At small sizes, like 8–13px, sans-serifs look better than serifs. And user interfaces and websites used to be that size.

But for 16px and up, which is what websites of today use, serifs are perfectly fine even on 1× displays (though sure, they’ll look better still on higher-DPI displays, but so will sans-serifs).

I should clarify that it depends on the font. Sans-serifs tend to have fairly even stroke width, but serifs tend to have more variable stroke width, and if the thin is too thin, you get a terrible font. That’s a common shortcoming of serif fonts, and Garamond demonstrates that, being quite unsuitable for screen use below 20px, maybe even 24px. Others like Georgia don’t suffer that weakness.


Are you sure that "websites of today" use 16px or larger universally? HN appears to use 9pt Verdana, which I believe is equivalent to 12px on my Windows system if my math is correct.

Georgia is a terribly underrated font. I'm sure it's heavily hinted to look good at small sizes, but even at large sizes it has an elegance that is lacking in e.g. Times Roman.


HN is not a website of today. It’s a website of 2007. Its visual style has not changed at all since then.


And yet I still like the way it looks. That should tell you something.


This sounds like it ought to be a job for pixel-density media queries [1] in CSS. I doubt this happens often if ever though, because designers. Anyone seen this approach in the wild?

[1] https://developer.mozilla.org/en-US/docs/Web/CSS/@media/reso...


I guess I specifically mean the default browser serif font. There are sites that consciously choose a serif typeface to convey some sense of "we are serious content," but you may notice that none of them use the default browser serif font (except as a last-step fallback).

If I see default browser serif, my immediate thought is "either this is an amateur or something is broken."


I don't have data to back it up, but I've understood from typography gurus that sans-serif fonts are great for signs, short blurbs, etc. But for long (multi-paragraph) reads serif fonts reduce eye fatigue. I think blogs typically fit in that category.


This is true on paper. Sans serifs are more readable at small sizes on lower-pixel-density screens.


The research showing that serifs aid in readability are based on printed samples, which are much higher resolution than most screens.


Not everything should be sans serif.


I think I'd second this, adding some basic improvements to the typesetting would help a lot and wouldn't cost anything WRT performance.


I'm thinking of adding a few small ways the user can adjust it. Maybe a dropdown of classless css frameworks to choose from would be good


But then there can be a smaller solution and this one is not the minimal one anymore.

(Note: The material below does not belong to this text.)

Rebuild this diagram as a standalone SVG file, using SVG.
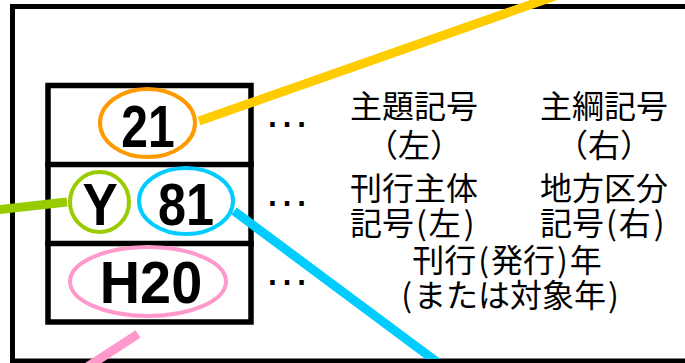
<svg xmlns="http://www.w3.org/2000/svg" width="685" height="363" viewBox="0 0 685 363">
<style>
.frame{fill:none;stroke:#000;stroke-width:5}
.tbl{fill:none;stroke:#000;stroke-width:5.5;stroke-linecap:square}
.ell{fill:none;stroke-width:4}
.con{fill:none;stroke-width:9;stroke-linecap:butt}
.num{font-family:"Liberation Sans",Arial,sans-serif;font-weight:bold;font-size:60px;fill:#000;text-anchor:middle}
.dots{font-family:"Liberation Sans",Arial,sans-serif;font-size:46px;fill:#000}
.jp{font-family:"Noto Sans CJK JP","Noto Sans CJK SC",sans-serif;font-size:32px;fill:#000}
.mid{text-anchor:middle}
</style>
<defs>
<clipPath id="clipBottom"><rect x="0" y="0" width="685" height="359"/></clipPath>
</defs>
<rect width="685" height="363" fill="#fff"/>
<rect id="frame" class="frame" x="12.5" y="6.5" width="700" height="354.5"/>
<g id="table">
<rect class="tbl" x="48" y="85.5" width="203" height="236.5"/>
<line class="tbl" x1="48" y1="164.5" x2="251" y2="164.5"/>
<line class="tbl" x1="48" y1="243.5" x2="251" y2="243.5"/>
</g>
<g id="connectors">
<line class="con" stroke="#FFCC00" x1="199" y1="121" x2="578" y2="-12"/>
<line class="con" stroke="#99CC00" x1="-5" y1="210" x2="67" y2="202"/>
<line class="con" stroke="#FF99CC" x1="138" y1="334" x2="84" y2="369"/>
<line class="con" stroke="#00CCFF" clip-path="url(#clipBottom)" x1="234" y1="211" x2="445" y2="368"/>
</g>
<g id="node-21">
<ellipse class="ell" stroke="#FF9900" cx="147.5" cy="123" rx="47.5" ry="34"/>
<text class="num" transform="translate(148,147) scale(0.8,1)">21</text>
</g>
<g id="node-Y">
<ellipse class="ell" stroke="#99CC00" cx="99.5" cy="202" rx="29.5" ry="30"/>
<text class="num" transform="translate(100,225) scale(0.88,1)">Y</text>
</g>
<g id="node-81">
<ellipse class="ell" stroke="#00CCFF" cx="186" cy="201" rx="47" ry="33"/>
<text class="num" transform="translate(186,225) scale(0.84,1)">81</text>
</g>
<g id="node-H20">
<ellipse class="ell" stroke="#FF99CC" cx="148" cy="281.5" rx="78" ry="34.5"/>
<text class="num" transform="translate(151,303) scale(0.93,1)">H20</text>
</g>
<g id="dots">
<text class="dots" x="264" y="127">…</text>
<text class="dots" x="264" y="206">…</text>
<text class="dots" x="264" y="285">…</text>
</g>
<g id="labels">
<text class="jp" x="350" y="118">主題記号</text>
<text class="jp mid" x="414" y="157">（左）</text>
<text class="jp" x="540" y="118">主綱記号</text>
<text class="jp mid" x="604" y="157">（右）</text>
<text class="jp" x="350" y="200">刊行主体</text>
<text class="jp" x="350" y="235">記号<tspan dx="2">(</tspan><tspan dx="2">左</tspan><tspan dx="3">)</tspan></text>
<text class="jp" x="540" y="200">地方区分</text>
<text class="jp" x="540" y="235">記号<tspan dx="2">(</tspan><tspan dx="2">右</tspan><tspan dx="3">)</tspan></text>
<text class="jp mid" x="507" y="272">刊行<tspan dx="2">(</tspan><tspan dx="2">発行</tspan><tspan dx="2">)</tspan><tspan dx="2">年</tspan></text>
<text class="jp mid" x="510" y="307">(<tspan dx="2">または対象年</tspan><tspan dx="2">)</tspan></text>
</g>
</svg>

Just change the font to something other than Garamond like Verdana. It is a nice font for paper, but not on websites.


Georgia is a decent serif that will typically be available.

Or just `font-family: serif` which will most commonly be Times New Roman or similar, but will be whatever we prefer for those few of us that set the default fonts.


Georgia is a fantastic serif font; it's actually the recommended default font for when you're formatting an ebook.


It's why I used Georgia as the preferred font for https://shouldiblockads.com/ (mixed with a sans-serif "default UI font" stack).


Or better yet, `font-family: sans-serif;`


Screens have high enough resolution for serifs nowadays, there's no need to strain the eyes with sans serif anymore online.


Yea, I hate seeing this front on blogs. It's so difficult to read.


Noted :)


Yes, styling is a must for me. If I ever were to blog, I'd also require images and latex rendering. But that's about it.


As long as it's compatible with browser "Reader modes" I don't care because that's the first thing I tap when I'm reading a blog post anyway.


I'm definitely going to add the latex classless CSS pack as an optional.


There is style, it's just so small that it's embedded in the <style> tags instead of an external asset.